## SHORT TASK
Can you copy the lines from the one that contains "The picture is" through the end of the material below, exactly and with nothing else?

______________________________

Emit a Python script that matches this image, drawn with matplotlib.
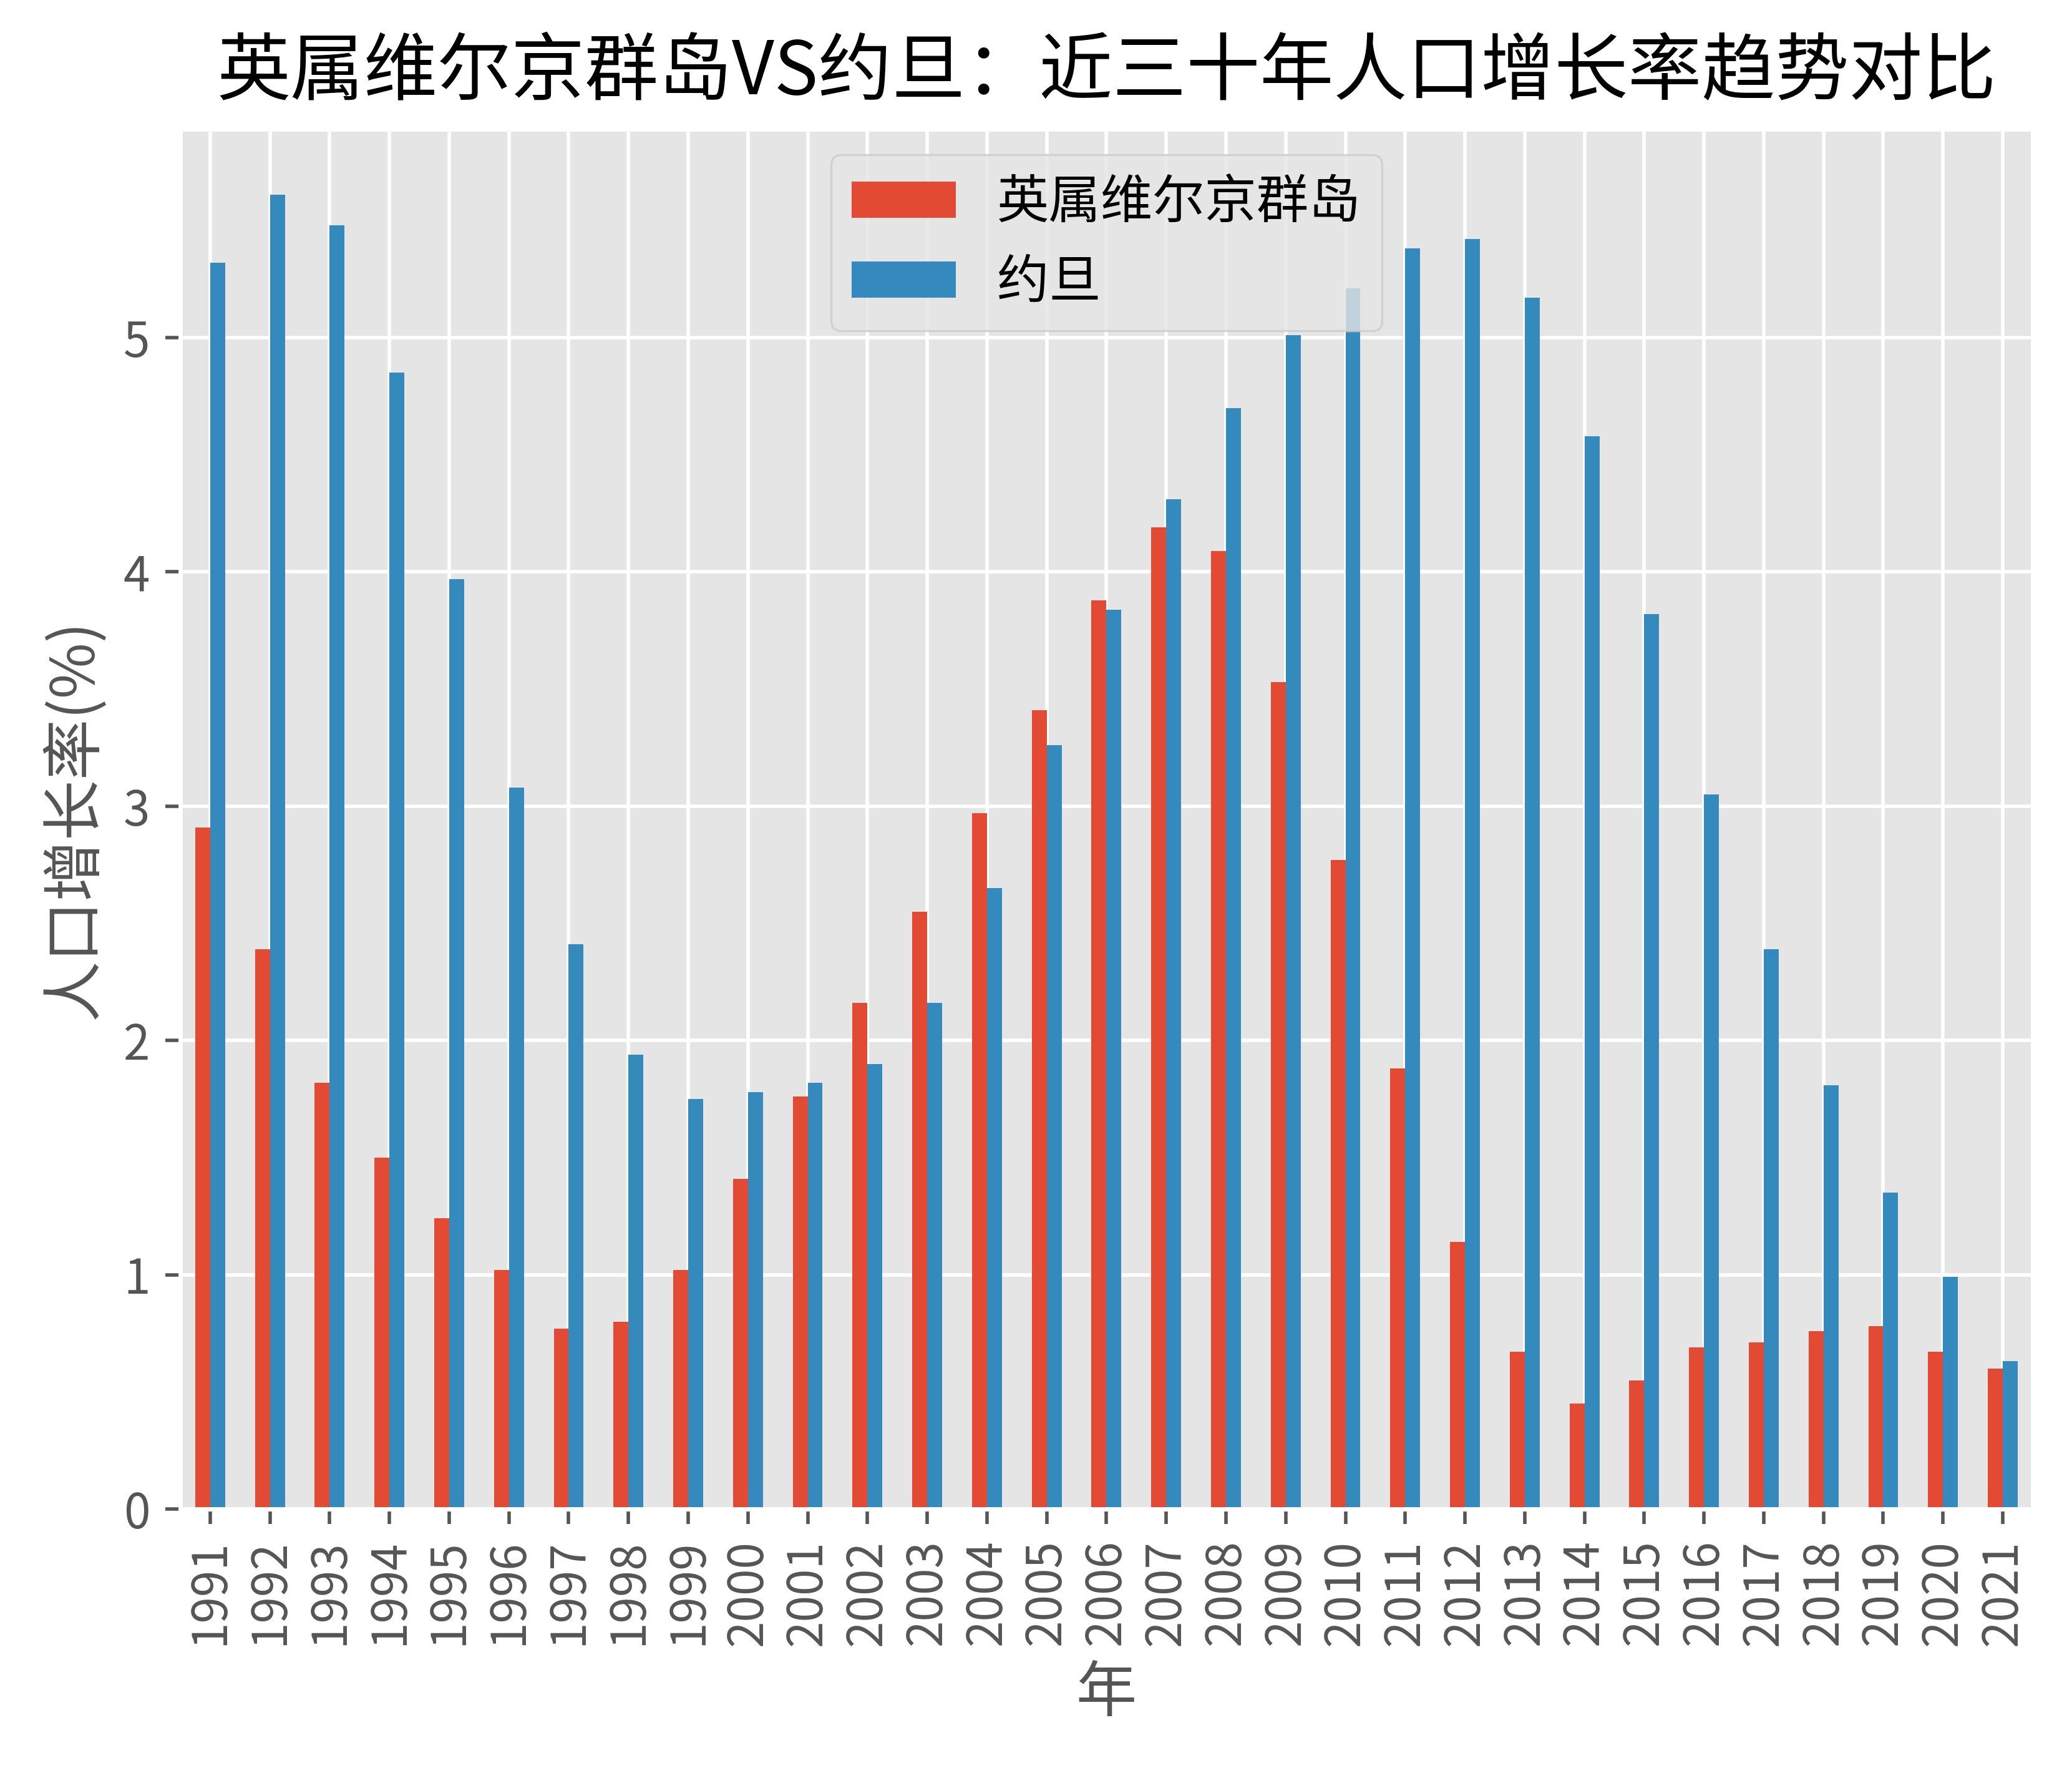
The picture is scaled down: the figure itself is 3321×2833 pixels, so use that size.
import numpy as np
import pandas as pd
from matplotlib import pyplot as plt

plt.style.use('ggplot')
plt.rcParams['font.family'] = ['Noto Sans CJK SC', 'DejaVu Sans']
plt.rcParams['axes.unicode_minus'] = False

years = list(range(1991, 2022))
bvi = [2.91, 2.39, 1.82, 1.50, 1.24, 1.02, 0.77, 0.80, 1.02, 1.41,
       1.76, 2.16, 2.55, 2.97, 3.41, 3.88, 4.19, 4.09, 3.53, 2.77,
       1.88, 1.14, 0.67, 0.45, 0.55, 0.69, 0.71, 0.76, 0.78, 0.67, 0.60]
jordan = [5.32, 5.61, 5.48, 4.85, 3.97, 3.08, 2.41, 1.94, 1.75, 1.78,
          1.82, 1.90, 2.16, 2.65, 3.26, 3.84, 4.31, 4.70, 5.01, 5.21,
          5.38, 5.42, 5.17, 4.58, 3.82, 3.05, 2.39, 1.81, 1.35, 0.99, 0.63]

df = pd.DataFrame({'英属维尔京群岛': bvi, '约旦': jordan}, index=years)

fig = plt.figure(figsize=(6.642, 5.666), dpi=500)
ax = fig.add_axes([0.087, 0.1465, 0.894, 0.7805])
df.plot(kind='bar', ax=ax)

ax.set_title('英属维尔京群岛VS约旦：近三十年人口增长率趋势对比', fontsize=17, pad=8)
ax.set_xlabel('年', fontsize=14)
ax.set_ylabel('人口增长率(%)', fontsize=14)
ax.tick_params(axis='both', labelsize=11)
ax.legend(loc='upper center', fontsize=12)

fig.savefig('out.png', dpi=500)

______________________________

## RESULT FOR THIS EXERCISE
The picture is scaled down: the figure itself is 3321×2833 pixels, so use that size.
import numpy as np
import pandas as pd
from matplotlib import pyplot as plt

plt.style.use('ggplot')
plt.rcParams['font.family'] = ['Noto Sans CJK SC', 'DejaVu Sans']
plt.rcParams['axes.unicode_minus'] = False

years = list(range(1991, 2022))
bvi = [2.91, 2.39, 1.82, 1.50, 1.24, 1.02, 0.77, 0.80, 1.02, 1.41,
       1.76, 2.16, 2.55, 2.97, 3.41, 3.88, 4.19, 4.09, 3.53, 2.77,
       1.88, 1.14, 0.67, 0.45, 0.55, 0.69, 0.71, 0.76, 0.78, 0.67, 0.60]
jordan = [5.32, 5.61, 5.48, 4.85, 3.97, 3.08, 2.41, 1.94, 1.75, 1.78,
          1.82, 1.90, 2.16, 2.65, 3.26, 3.84, 4.31, 4.70, 5.01, 5.21,
          5.38, 5.42, 5.17, 4.58, 3.82, 3.05, 2.39, 1.81, 1.35, 0.99, 0.63]

df = pd.DataFrame({'英属维尔京群岛': bvi, '约旦': jordan}, index=years)

fig = plt.figure(figsize=(6.642, 5.666), dpi=500)
ax = fig.add_axes([0.087, 0.1465, 0.894, 0.7805])
df.plot(kind='bar', ax=ax)

ax.set_title('英属维尔京群岛VS约旦：近三十年人口增长率趋势对比', fontsize=17, pad=8)
ax.set_xlabel('年', fontsize=14)
ax.set_ylabel('人口增长率(%)', fontsize=14)
ax.tick_params(axis='both', labelsize=11)
ax.legend(loc='upper center', fontsize=12)

fig.savefig('out.png', dpi=500)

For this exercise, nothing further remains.